En 2007, Michael Kriegel a pris la responsabilité de la solution DACHSER Chem Logistics.
Monsieur Kriegel, du point de vue de la pratique, quels avantages pouvez-vous tirer des recommandations proposées ?
Michael Kriegel: La stratégie 2030 est fixée. Nous avançons avec sept objectifs centres sur nos secteurs d'activité Road Logistics et Air & Sea Logistics. S'y ajoutent des thèmes transversaux comme la digitalisation, la protection du climat et notre stratégie de ressources humaines qui place les personnes au cœur de la logistique. Enfin, notre gestion mondiale des idées et des innovations joue également un rôle important. Je suis ravi de voir que ces stratégies se reflètent dans les recommandations d'action de l'étude. Cela confirme que DACHSER est sur la bonne voie et peut se positionner, même face aux défis de la concurrence internationale.
Existe-t-il chez DACHSER des exemples concrets de mise en œuvre réussie des stratégies recommandées dans l'étude ?
Un exemple concret de la mise en œuvre réussie de la stratégie de digitalisation est notre jumeau numérique @ILO. En collaboration avec le Fraunhofer IML,DACHSER a reçu en automne 2023, le prix allemand de la logistique décerné par l'association fédérale de la logistique (BVL). Avec @ILO, nous avons créé pour la première fois une réplique numérique de tous les colis, actifs et processus sur les quais. Une véritable évolution dans l'organisation de la logistique des colis de détail, maintenant déployé dans toute l'Europe. DACHSER est également pionnier dans la logistique durable. Nous avons entamé cette démarche en 2018 avec pour objectif d'acquérir de l'expérience avec les technologies zéro émission, en particulier les camions électriques, et de les intégrer dans des conditions réelles. Dans le cadre de « DACHSER Emission-Free Delivery », nous livrons des zones urbaines bien définies dans 16 métropoles européennes avec des camions entièrement électriques et des vélos cargos électriques . D'ici fin 2025, ce dispositif s’étendra à 25 métropoles. En outre, nous apprenons à utiliser des camions sans émissions pour la longue distance sur trois sites d'e-mobilité en Allemagne et développons l'infrastructure de chargement nécessaire. Nous venons récemment de mettre en service notre 100ème camion électrique.
Selon votre expérience, quels sont les scénarios mentionnés qui présentent les plus grands défis pour les logisticiens ?

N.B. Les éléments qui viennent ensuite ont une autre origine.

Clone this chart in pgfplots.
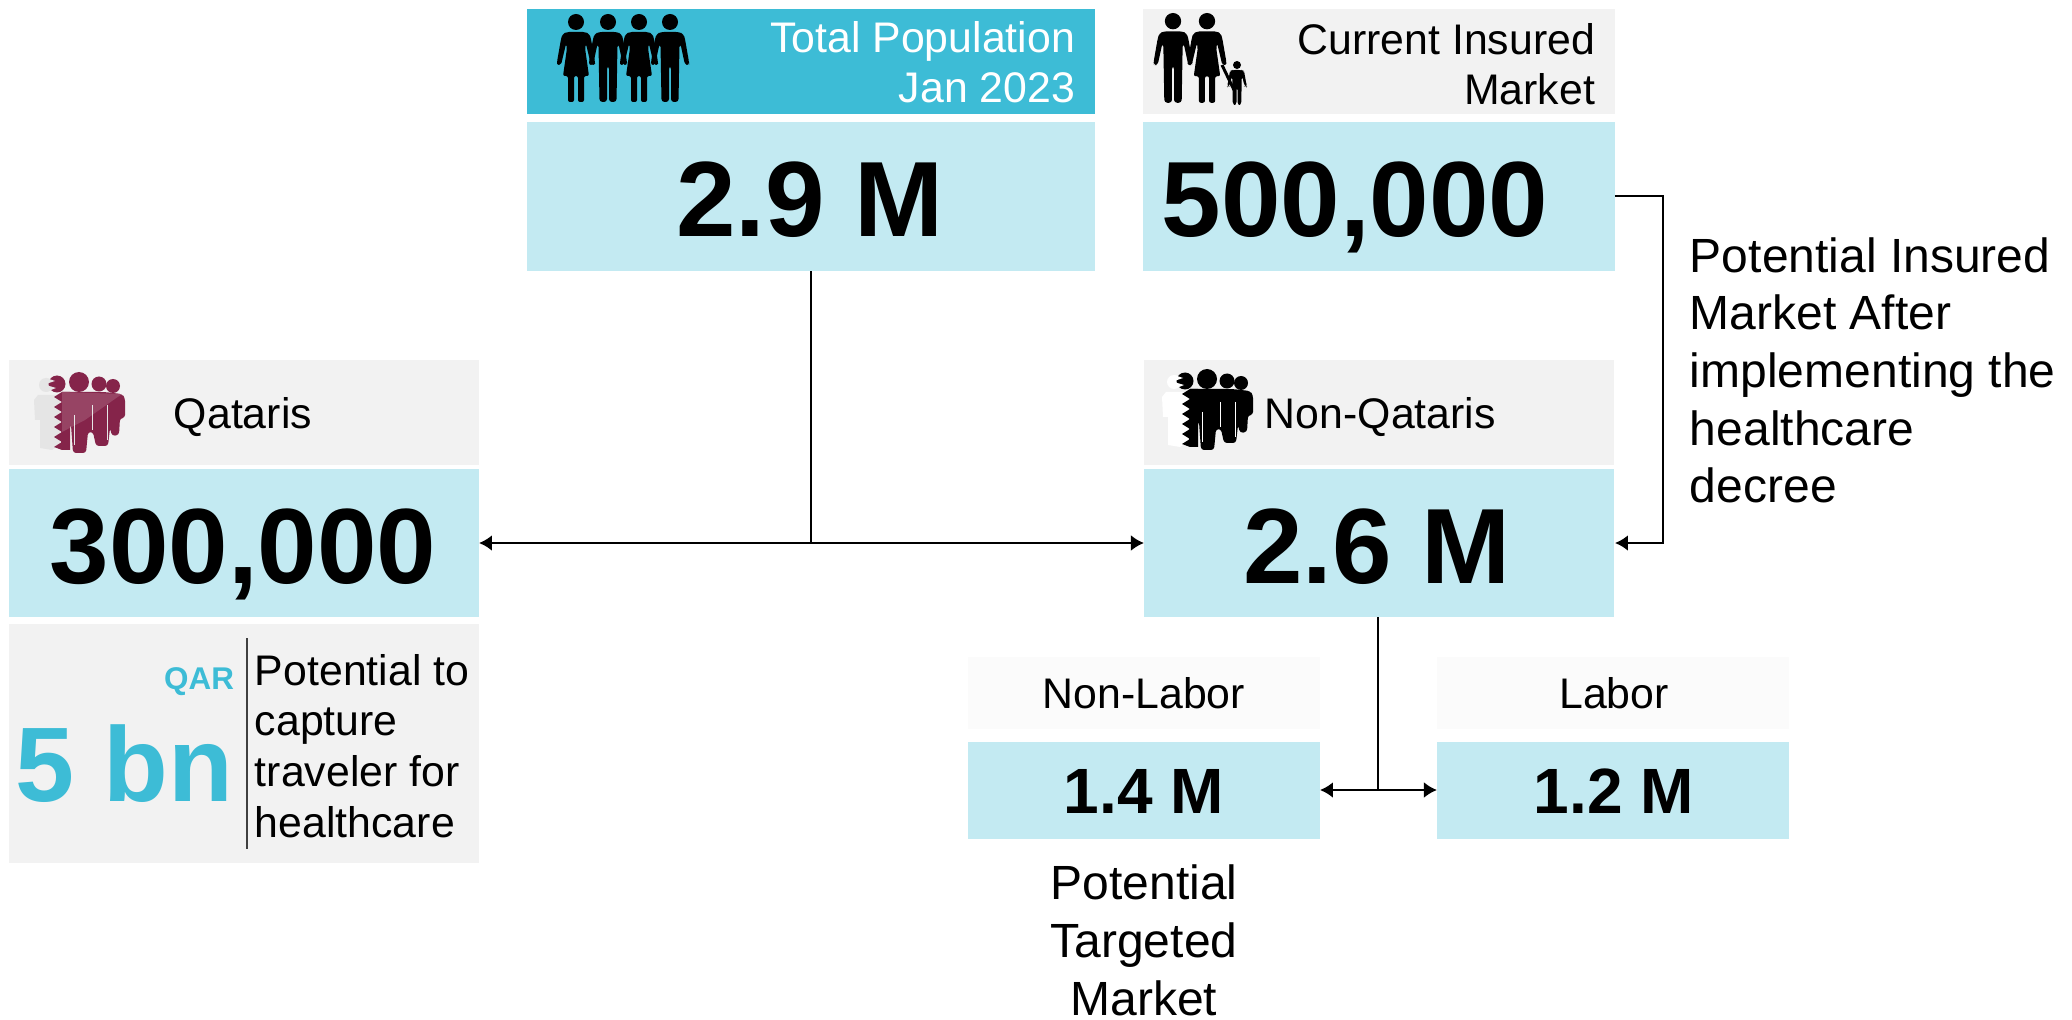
\documentclass[border=0pt]{standalone}
\usepackage{fontspec}
\setmainfont{Liberation Sans}
\usepackage{pgfplots}
\pgfplotsset{compat=1.18}
\usetikzlibrary{arrows.meta}
\definecolor{teal}{HTML}{3DBCD6}
\definecolor{pale}{HTML}{C3EAF2}
\definecolor{grey}{HTML}{F2F2F2}
\definecolor{faint}{HTML}{FBFBFB}
\definecolor{maroon}{HTML}{85244A}
\tikzset{n/.style={inner sep=0pt,outer sep=0pt},
  >={Latex[length=6.5pt,width=8pt]}}
\newcommand{\fs}[1]{\fontsize{#1}{#1}\selectfont}
% box: x0 y0 x1 y1 colour
\newcommand{\boxp}[5]{\addplot[draw=none,fill=#5,mark=none,forget plot] coordinates {(#1,#2)(#3,#2)(#3,#4)(#1,#4)} --cycle;}
\newcommand{\personM}[4]{\begin{scope}[shift={(#1,#2)},scale=#3]
 \fill[#4] (0,8) circle (8);
 \fill[#4,rounded corners=1.5] (-9,18)--(9,18)--(13.5,20)--(15,25)--(19,48)--(19,51)--(15,51)--(10.5,30)--(9.5,30)--(8.5,88)--(1,88)--(1,52)--(-1,52)--(-1,88)--(-8.5,88)--(-9.5,30)--(-10.5,30)--(-15,51)--(-19,51)--(-19,48)--(-15,25)--(-13.5,20)--cycle;
\end{scope}}
\newcommand{\personF}[4]{\begin{scope}[shift={(#1,#2)},scale=#3]
 \fill[#4] (0,8) circle (8);
 \fill[#4,rounded corners=1] (-9,18)--(9,18)--(13.5,20)--(15,25)--(19,48)--(19,51)--(15,51)--(10,30)--(9,34)--(13,62)--(8,62)--(8,88)--(2,88)--(2,62)--(-2,62)--(-2,88)--(-8,88)--(-8,62)--(-13,62)--(-9,34)--(-10,30)--(-15,51)--(-19,51)--(-19,48)--(-15,25)--(-13.5,20)--cycle;
\end{scope}}
% group icon: dx dy dark light
\newcommand{\group}[4]{\begin{scope}[shift={(#1,#2)}]
 \fill[#4] (46,385) circle (7);
 \fill[#4] (38,395)--(60,395)--(60,445)--(52,450)--(40,448)--(40,420)--(35,420)--(34,400)--cycle;
 \fill[#3] (57,384) circle (8.5);
 \fill[#4] (46,378)--(55,381)--(46,384)--cycle;
 \fill[#4] (46,385)--(56,388)--(46,392)--cycle;
 \fill[#3] (79,382) circle (10);
 \fill[#3] (99,384) circle (7.5);
 \fill[#3] (113,386) circle (7);
 \fill[#3,rounded corners=1.5] (62,392)--(104,392)--(122,394)--(125,398)--(125,418)--(120,418)--(119,435)--(112,436)--(110,428)--(108,446)--(96,446)--(93,432)--(88,432)--(86,453)--(73,453)--(71,425)--(66,425)--(66,449)--(61,449);
 \fill[#3] (62,392)--(54,397)--(62,402)--(54,407)--(62,412)--(54,417)--(62,422)--(54,427)--(62,432)--(54,437)--(62,442)--(54,447)--(62,450)--(70,450)--(70,392)--cycle;
 \draw[#4,line width=.4pt] (74,415)--(74,445);
 \draw[#4,line width=.4pt] (92,405)--(92,430);
 \draw[#4,line width=.4pt] (107,405)--(107,440);
\end{scope}}
\begin{document}
\begin{tikzpicture}
\begin{axis}[
  scale only axis, width=1036pt, height=509.5pt,
  xmin=0, xmax=2072, ymin=0, ymax=1019, y dir=reverse,
  hide axis, clip=false]
\boxp{527}{9}{1095}{114}{teal}
\boxp{527}{122}{1095}{271}{pale}
\boxp{1143}{9}{1615}{114}{grey}
\boxp{1143}{122}{1615}{271}{pale}
\boxp{9}{360}{479}{465}{grey}
\boxp{9}{469}{479}{617}{pale}
\boxp{9}{624}{479}{863}{grey}
\boxp{1144}{360}{1614}{465}{grey}
\boxp{1144}{469}{1614}{617}{pale}
\boxp{968}{657}{1320}{729}{faint}
\boxp{968}{742}{1320}{839}{pale}
\boxp{1437}{657}{1789}{729}{faint}
\boxp{1437}{742}{1789}{839}{pale}
% connectors
\addplot[black,line width=1.4pt,mark=none,forget plot] coordinates {(811,271)(811,543)};
\addplot[black,line width=1.4pt,mark=none,forget plot,<->] coordinates {(479,543)(1144,543)};
\addplot[black,line width=1.4pt,mark=none,forget plot,->] coordinates {(1615,196)(1663,196)(1663,543)(1615,543)};
\addplot[black,line width=1.4pt,mark=none,forget plot] coordinates {(1378,617)(1378,790)};
\addplot[black,line width=1.4pt,mark=none,forget plot,<->] coordinates {(1320,790)(1437,790)};
\addplot[black!75,line width=.75pt,mark=none,forget plot] coordinates {(247,638)(247,849)};
% text
\node[n,anchor=base east,text=white] at (axis cs:1075,52) {\fs{21.4}Total Population};
\node[n,anchor=base east,text=white] at (axis cs:1075,102) {\fs{21.4}Jan 2023};
\node[n,anchor=base] at (axis cs:810,236) {\fs{53.5}\bfseries 2.9 M};
\node[n,anchor=base east] at (axis cs:1595,54) {\fs{21.4}Current Insured};
\node[n,anchor=base east] at (axis cs:1595,104) {\fs{21.4}Market};
\node[n,anchor=base] at (axis cs:1355,236) {\fs{53.5}\bfseries 500,000};
\node[n,anchor=base west] at (axis cs:174,428) {\fs{21.4}Qataris};
\node[n,anchor=base] at (axis cs:243,583) {\fs{53.5}\bfseries 300,000};
\node[n,anchor=base west] at (axis cs:1265,428) {\fs{21.4}Non-Qataris};
\node[n,anchor=base] at (axis cs:1377,583) {\fs{53.5}\bfseries 2.6 M};
\node[n,anchor=base east,text=teal] at (axis cs:234,689) {\fs{15.7}\bfseries QAR};
\node[n,anchor=base east,text=teal] at (axis cs:233,801) {\fs{53}\bfseries 5 bn};
\node[n,anchor=base west] at (axis cs:255,685) {\fs{21.4}Potential to};
\node[n,anchor=base west] at (axis cs:255,735) {\fs{21.4}capture};
\node[n,anchor=base west] at (axis cs:255,786) {\fs{21.4}traveler for};
\node[n,anchor=base west] at (axis cs:255,837) {\fs{21.4}healthcare};
\node[n,anchor=base] at (axis cs:1144,708) {\fs{21.4}Non-Labor};
\node[n,anchor=base] at (axis cs:1614,708) {\fs{21.4}Labor};
\node[n,anchor=base] at (axis cs:1144,813) {\fs{32}\bfseries 1.4 M};
\node[n,anchor=base] at (axis cs:1614,813) {\fs{32}\bfseries 1.2 M};
\node[n,anchor=base] at (axis cs:1144,899) {\fs{24}Potential};
\node[n,anchor=base] at (axis cs:1144,957) {\fs{24}Targeted};
\node[n,anchor=base] at (axis cs:1144,1015) {\fs{24}Market};
\node[n,anchor=base west] at (axis cs:1690,272) {\fs{24}Potential Insured};
\node[n,anchor=base west] at (axis cs:1690,329.5) {\fs{24}Market After};
\node[n,anchor=base west] at (axis cs:1690,387) {\fs{24}implementing the};
\node[n,anchor=base west] at (axis cs:1690,445) {\fs{24}healthcare};
\node[n,anchor=base west] at (axis cs:1690,502) {\fs{24}decree};
\end{axis}
% icons (pixel coordinates)
\begin{scope}[x=.5pt,y=-.5pt,yshift=509.5pt]
\personF{576}{14}{1}{black}
\personM{608}{14}{1}{black}
\personF{639}{14}{1}{black}
\personM{670}{14}{1}{black}
\personM{1173}{13}{1.02}{black}
\personF{1207}{13}{1.02}{black}
\personM{1237}{61}{.5}{black}
\draw[black,line width=1.5pt] (1222,65)--(1234,90);
\group{0}{0}{maroon}{black!10}
\fill[white,opacity=.15] (62,392)--(122,394)--(85,420)--(62,432)--cycle;
\group{1128}{-3}{black}{white}
\end{scope}
\pgfresetboundingbox
\path[use as bounding box] (0,0) rectangle (1036pt,509.5pt);
\end{tikzpicture}
\end{document}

M. Kriegel: L'IA est une grande opportunité, surtout dans la logistique, mais c'est aussi un défi qu'il faut relever. DACHSER a franchi une première étape, d’autres suivront. Voici un exemple concret : dans la logistique, la planification est essentielle pour l'efficacité et la qualité. L'IA peut apporter une contribution précieuse à cet égard, comme le montre le premier projet d'apprentissage automatique « Predictive Analytics DACHSER » ou « PAnDA One ». Ce modèle a été spécialement conçu pour anticiper les volumes d'entrée dans une agence de transport, offrant ainsi une aide précieuse pour la planification des capacités saisonnières. Il est ainsi possible d'assurer à temps les capacités de transport nécessaires sur le marché et de planifier les quantités entrant dans l'entrepôt jusqu'à 25 semaines à l'avance. Si l’IA aide l'Homme à prendre des décisions, elle doit être utilisée avec précaution. L'IA fonctionne sur la base de probabilités, qui peuvent aussi être erronées. C'est pourquoi la technologie doit soutenir l'Homme, mais elle ne doit pas remplacer la pensée indépendante et créative. Cette approche guide chacun de nos projets de digitalisation.